### COLLECTED DATA:
——————————
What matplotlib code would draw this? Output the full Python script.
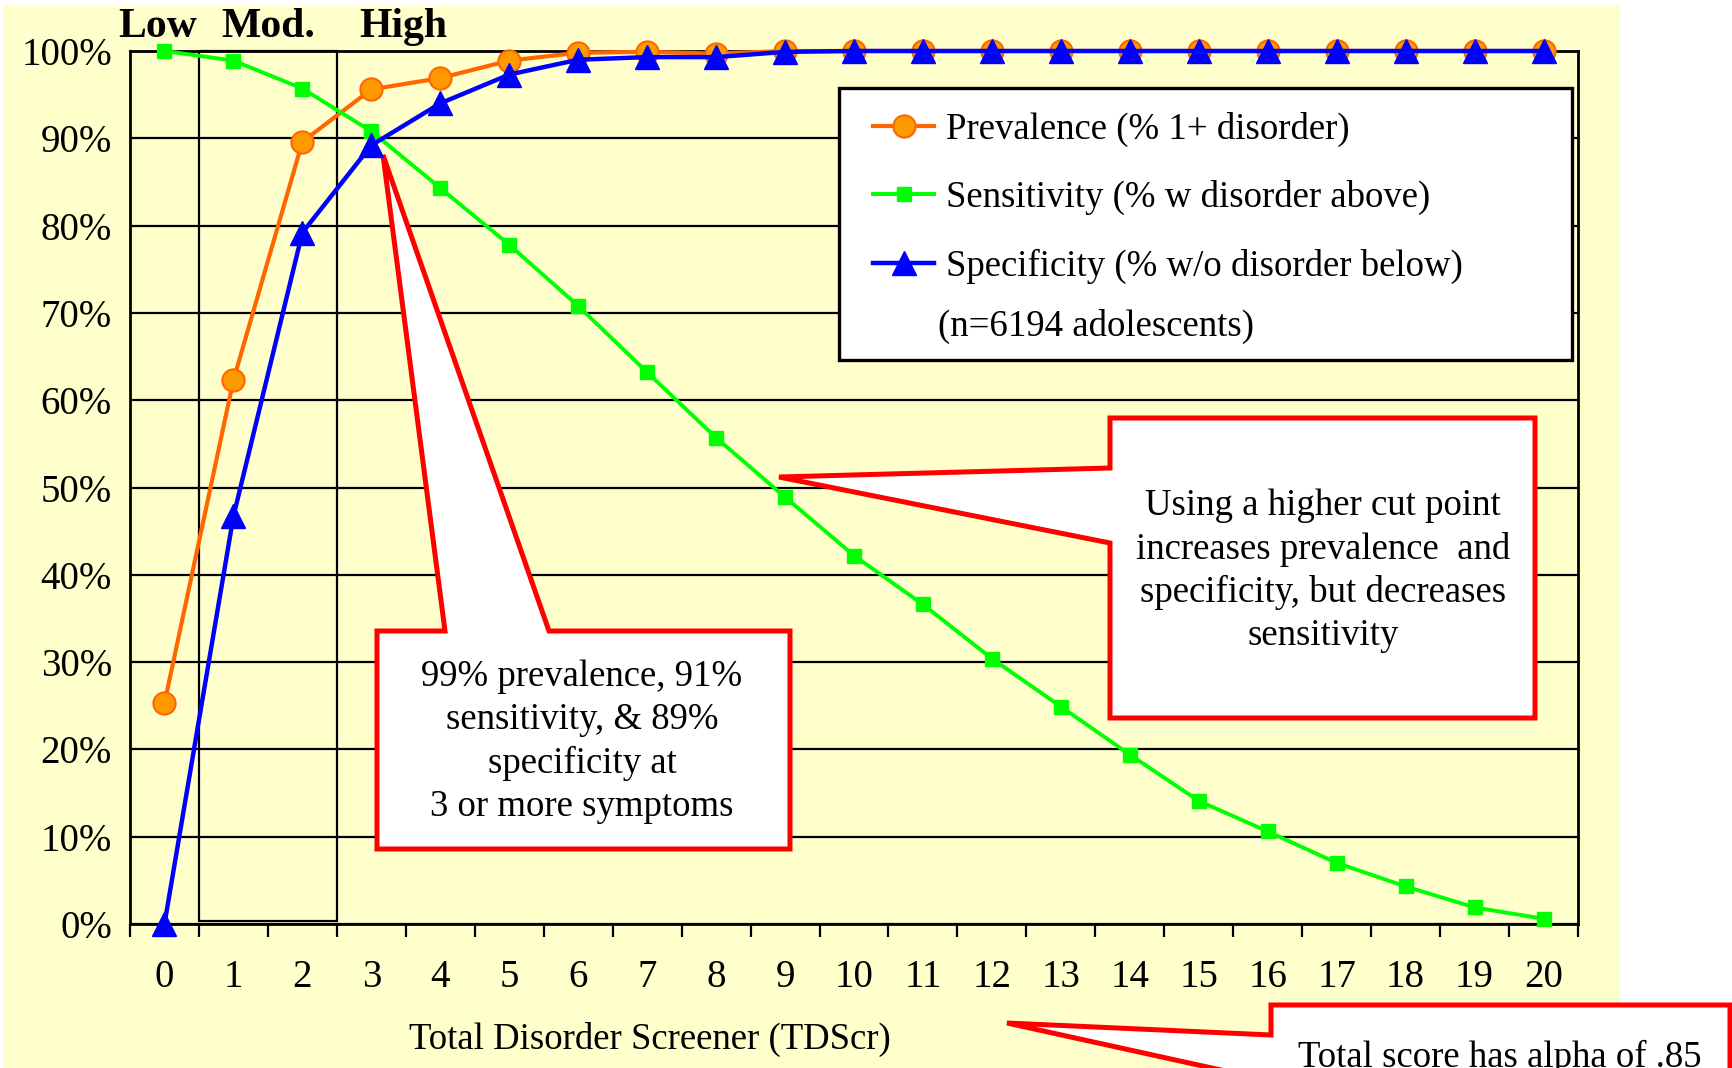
import matplotlib
matplotlib.use("Agg")
import matplotlib.pyplot as plt
from matplotlib.patches import Polygon, Rectangle

# ---------------- data ----------------
scores = list(range(0, 21))
prevalence = [25.3, 62.3, 89.6, 95.6, 96.9, 98.9, 99.8, 99.9, 99.7, 100, 100,
              100, 100, 100, 100, 100, 100, 100, 100, 100, 100]
sensitivity = [100, 98.9, 95.7, 90.8, 84.3, 77.8, 70.8, 63.2, 55.7, 48.9, 42.2,
               36.6, 30.4, 24.9, 19.4, 14.1, 10.6, 7.0, 4.3, 1.9, 0.6]
specificity = [0, 46.7, 79.2, 89.2, 94.0, 97.3, 99.0, 99.3, 99.3, 99.9, 100,
               100, 100, 100, 100, 100, 100, 100, 100, 100, 100]
y_ticks = [0, 10, 20, 30, 40, 50, 60, 70, 80, 90, 100]
y_tick_labels = [f"{v}%" for v in y_ticks]
x_tick_labels = [str(s) for s in scores]
series_labels = ["Prevalence (% 1+ disorder)",
                 "Sensitivity (% w disorder above)",
                 "Specificity (% w/o disorder below)"]
band_labels = ["Low", "Mod.", "High"]
sample_note = "(n=6194 adolescents)"
x_title = "Total Disorder Screener (TDScr)"
callout1 = "99% prevalence, 91%\nsensitivity, & 89%\nspecificity at\n3 or more symptoms"
callout2 = "Using a higher cut point\nincreases prevalence  and\nspecificity, but decreases\nsensitivity"
callout3 = "Total score has alpha of .85"

# ---------------- layout helpers ----------------
W, H = 1733, 1068
DPI = 100
SERIF = "Liberation Serif"
YELLOW = "#FFFFCC"


def fx(px):
    return px / W


def fy(py):
    return 1 - py / H


def pts(seq):
    return [(fx(a), fy(b)) for a, b in seq]


fig = plt.figure(figsize=(W / DPI, H / DPI), dpi=DPI, facecolor="white")
# yellow slide background
fig.patches.append(Rectangle((fx(3), fy(1068)), fx(1620) - fx(3), fy(5) - fy(1068),
                             transform=fig.transFigure, facecolor=YELLOW,
                             edgecolor="none", zorder=-10))

ax_l, ax_r, ax_t, ax_b = 130, 1578, 51, 924
ax = fig.add_axes([fx(ax_l), fy(ax_b), fx(ax_r) - fx(ax_l), fy(ax_t) - fy(ax_b)])
ax.set_facecolor(YELLOW)
ax.set_xlim(-0.5, 20.5)
ax.set_ylim(0, 100)
ax.set_axisbelow(True)

# horizontal grid
ax.yaxis.grid(True, color="black", linewidth=1.6)
ax.xaxis.grid(False)
for s in ax.spines.values():
    s.set_linewidth(2.0)
    s.set_color("black")

ax.set_yticks(y_ticks)
ax.set_yticklabels(y_tick_labels, fontfamily=SERIF, fontsize=28)
ax.tick_params(axis="y", length=0, pad=13)
ax.set_xticks(scores)
ax.set_xticklabels(x_tick_labels, fontfamily=SERIF, fontsize=28)
ax.set_xticks([s - 0.5 for s in scores] + [scores[-1] + 0.5], minor=True)
ax.tick_params(axis="x", which="major", length=0, pad=25)
ax.tick_params(axis="x", which="minor", length=9.5, width=1.6, direction="out")

# Low / Mod. / High box (scores 1-2)
ax.add_patch(Rectangle((0.5, 0.4), 2.0, 99.6, fill=False, edgecolor="black",
                       linewidth=1.6, zorder=1.2, clip_on=False))

# series
l_prev, = ax.plot(scores, prevalence, color="#FF6600", linewidth=3.0, marker="o",
                  markersize=16, markerfacecolor="#FF9900", markeredgecolor="#FF6600",
                  markeredgewidth=1.5, clip_on=False, zorder=3)
l_sens, = ax.plot(scores, sensitivity, color="#00FF00", linewidth=2.8, marker="s",
                  markersize=9.5, markerfacecolor="#00FF00", markeredgecolor="#00FF00",
                  clip_on=False, zorder=4)
l_spec, = ax.plot(scores, specificity, color="#0000FF", linewidth=3.2, marker="^",
                  markersize=17, markerfacecolor="#0000FF", markeredgecolor="#0000FF",
                  clip_on=False, zorder=5)

# callout shapes (figure pixel coordinates)
RED = "#FF0000"
shape1 = [(377, 631), (445, 631), (383, 155), (549, 631), (790, 631), (790, 849), (377, 849)]
shape2 = [(1110, 418), (1535, 418), (1535, 718), (1110, 718), (1110, 543), (779, 477), (1110, 468)]
shape3 = [(1271, 1005), (1730, 1005), (1730, 1130), (1271, 1130), (1271, 1081), (1007, 1023), (1271, 1035)]
for shp in (shape1, shape2):
    ax.add_patch(Polygon(pts(shp), closed=True, transform=fig.transFigure,
                         facecolor="white", edgecolor=RED, linewidth=3.6,
                         joinstyle="miter", clip_on=False, zorder=1.5))
fig.patches.append(Polygon(pts(shape3), closed=True, transform=fig.transFigure,
                           facecolor="white", edgecolor=RED, linewidth=3.6,
                           joinstyle="miter", zorder=1))

# legend frame + legend
ax.add_patch(Rectangle((fx(839), fy(360)), fx(1572) - fx(839), fy(88) - fy(360),
                       transform=fig.transFigure, facecolor="white", edgecolor="black",
                       linewidth=2.4, clip_on=False, zorder=1.5))
leg = ax.legend([l_prev, l_sens, l_spec], series_labels, loc="upper left",
                bbox_to_anchor=(fx(873), fy(112)), bbox_transform=fig.transFigure,
                frameon=False, borderpad=0, borderaxespad=0, handlelength=1.66,
                handletextpad=0.33, labelspacing=0.9,
                prop={"family": SERIF, "size": 26.5})
leg.set_zorder(10)
fig.text(fx(938), fy(326), sample_note, fontfamily=SERIF, fontsize=26.5,
         ha="left", va="center")

# band labels
for lab, cx in zip(band_labels, [158, 268, 403]):
    fig.text(fx(cx), fy(27), lab, fontfamily=SERIF, fontsize=30, fontweight="bold",
             ha="center", va="center")

# axis title
fig.text(fx(650), fy(1039), x_title, fontfamily=SERIF, fontsize=26.5,
         ha="center", va="center")

# callout texts
fig.text(fx(582), fy(742), callout1, fontfamily=SERIF, fontsize=26.5,
         ha="center", va="center", multialignment="center", linespacing=1.32)
fig.text(fx(1323), fy(571), callout2, fontfamily=SERIF, fontsize=26.5,
         ha="center", va="center", multialignment="center", linespacing=1.32)
fig.text(fx(1500), fy(1040), callout3, fontfamily=SERIF, fontsize=26.5,
         ha="center", va="top")

fig.savefig("out.png", dpi=DPI, facecolor="white")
——————————
Copy out all of the data word for word. Do not carry over any picture.

What matplotlib code would draw this? Output the full Python script.
import matplotlib
matplotlib.use("Agg")
import matplotlib.pyplot as plt
from matplotlib.patches import Polygon, Rectangle

# ---------------- data ----------------
scores = list(range(0, 21))
prevalence = [25.3, 62.3, 89.6, 95.6, 96.9, 98.9, 99.8, 99.9, 99.7, 100, 100,
              100, 100, 100, 100, 100, 100, 100, 100, 100, 100]
sensitivity = [100, 98.9, 95.7, 90.8, 84.3, 77.8, 70.8, 63.2, 55.7, 48.9, 42.2,
               36.6, 30.4, 24.9, 19.4, 14.1, 10.6, 7.0, 4.3, 1.9, 0.6]
specificity = [0, 46.7, 79.2, 89.2, 94.0, 97.3, 99.0, 99.3, 99.3, 99.9, 100,
               100, 100, 100, 100, 100, 100, 100, 100, 100, 100]
y_ticks = [0, 10, 20, 30, 40, 50, 60, 70, 80, 90, 100]
y_tick_labels = [f"{v}%" for v in y_ticks]
x_tick_labels = [str(s) for s in scores]
series_labels = ["Prevalence (% 1+ disorder)",
                 "Sensitivity (% w disorder above)",
                 "Specificity (% w/o disorder below)"]
band_labels = ["Low", "Mod.", "High"]
sample_note = "(n=6194 adolescents)"
x_title = "Total Disorder Screener (TDScr)"
callout1 = "99% prevalence, 91%\nsensitivity, & 89%\nspecificity at\n3 or more symptoms"
callout2 = "Using a higher cut point\nincreases prevalence  and\nspecificity, but decreases\nsensitivity"
callout3 = "Total score has alpha of .85"

# ---------------- layout helpers ----------------
W, H = 1733, 1068
DPI = 100
SERIF = "Liberation Serif"
YELLOW = "#FFFFCC"


def fx(px):
    return px / W


def fy(py):
    return 1 - py / H


def pts(seq):
    return [(fx(a), fy(b)) for a, b in seq]


fig = plt.figure(figsize=(W / DPI, H / DPI), dpi=DPI, facecolor="white")
# yellow slide background
fig.patches.append(Rectangle((fx(3), fy(1068)), fx(1620) - fx(3), fy(5) - fy(1068),
                             transform=fig.transFigure, facecolor=YELLOW,
                             edgecolor="none", zorder=-10))

ax_l, ax_r, ax_t, ax_b = 130, 1578, 51, 924
ax = fig.add_axes([fx(ax_l), fy(ax_b), fx(ax_r) - fx(ax_l), fy(ax_t) - fy(ax_b)])
ax.set_facecolor(YELLOW)
ax.set_xlim(-0.5, 20.5)
ax.set_ylim(0, 100)
ax.set_axisbelow(True)

# horizontal grid
ax.yaxis.grid(True, color="black", linewidth=1.6)
ax.xaxis.grid(False)
for s in ax.spines.values():
    s.set_linewidth(2.0)
    s.set_color("black")

ax.set_yticks(y_ticks)
ax.set_yticklabels(y_tick_labels, fontfamily=SERIF, fontsize=28)
ax.tick_params(axis="y", length=0, pad=13)
ax.set_xticks(scores)
ax.set_xticklabels(x_tick_labels, fontfamily=SERIF, fontsize=28)
ax.set_xticks([s - 0.5 for s in scores] + [scores[-1] + 0.5], minor=True)
ax.tick_params(axis="x", which="major", length=0, pad=25)
ax.tick_params(axis="x", which="minor", length=9.5, width=1.6, direction="out")

# Low / Mod. / High box (scores 1-2)
ax.add_patch(Rectangle((0.5, 0.4), 2.0, 99.6, fill=False, edgecolor="black",
                       linewidth=1.6, zorder=1.2, clip_on=False))

# series
l_prev, = ax.plot(scores, prevalence, color="#FF6600", linewidth=3.0, marker="o",
                  markersize=16, markerfacecolor="#FF9900", markeredgecolor="#FF6600",
                  markeredgewidth=1.5, clip_on=False, zorder=3)
l_sens, = ax.plot(scores, sensitivity, color="#00FF00", linewidth=2.8, marker="s",
                  markersize=9.5, markerfacecolor="#00FF00", markeredgecolor="#00FF00",
                  clip_on=False, zorder=4)
l_spec, = ax.plot(scores, specificity, color="#0000FF", linewidth=3.2, marker="^",
                  markersize=17, markerfacecolor="#0000FF", markeredgecolor="#0000FF",
                  clip_on=False, zorder=5)

# callout shapes (figure pixel coordinates)
RED = "#FF0000"
shape1 = [(377, 631), (445, 631), (383, 155), (549, 631), (790, 631), (790, 849), (377, 849)]
shape2 = [(1110, 418), (1535, 418), (1535, 718), (1110, 718), (1110, 543), (779, 477), (1110, 468)]
shape3 = [(1271, 1005), (1730, 1005), (1730, 1130), (1271, 1130), (1271, 1081), (1007, 1023), (1271, 1035)]
for shp in (shape1, shape2):
    ax.add_patch(Polygon(pts(shp), closed=True, transform=fig.transFigure,
                         facecolor="white", edgecolor=RED, linewidth=3.6,
                         joinstyle="miter", clip_on=False, zorder=1.5))
fig.patches.append(Polygon(pts(shape3), closed=True, transform=fig.transFigure,
                           facecolor="white", edgecolor=RED, linewidth=3.6,
                           joinstyle="miter", zorder=1))

# legend frame + legend
ax.add_patch(Rectangle((fx(839), fy(360)), fx(1572) - fx(839), fy(88) - fy(360),
                       transform=fig.transFigure, facecolor="white", edgecolor="black",
                       linewidth=2.4, clip_on=False, zorder=1.5))
leg = ax.legend([l_prev, l_sens, l_spec], series_labels, loc="upper left",
                bbox_to_anchor=(fx(873), fy(112)), bbox_transform=fig.transFigure,
                frameon=False, borderpad=0, borderaxespad=0, handlelength=1.66,
                handletextpad=0.33, labelspacing=0.9,
                prop={"family": SERIF, "size": 26.5})
leg.set_zorder(10)
fig.text(fx(938), fy(326), sample_note, fontfamily=SERIF, fontsize=26.5,
         ha="left", va="center")

# band labels
for lab, cx in zip(band_labels, [158, 268, 403]):
    fig.text(fx(cx), fy(27), lab, fontfamily=SERIF, fontsize=30, fontweight="bold",
             ha="center", va="center")

# axis title
fig.text(fx(650), fy(1039), x_title, fontfamily=SERIF, fontsize=26.5,
         ha="center", va="center")

# callout texts
fig.text(fx(582), fy(742), callout1, fontfamily=SERIF, fontsize=26.5,
         ha="center", va="center", multialignment="center", linespacing=1.32)
fig.text(fx(1323), fy(571), callout2, fontfamily=SERIF, fontsize=26.5,
         ha="center", va="center", multialignment="center", linespacing=1.32)
fig.text(fx(1500), fy(1040), callout3, fontfamily=SERIF, fontsize=26.5,
         ha="center", va="top")

fig.savefig("out.png", dpi=DPI, facecolor="white")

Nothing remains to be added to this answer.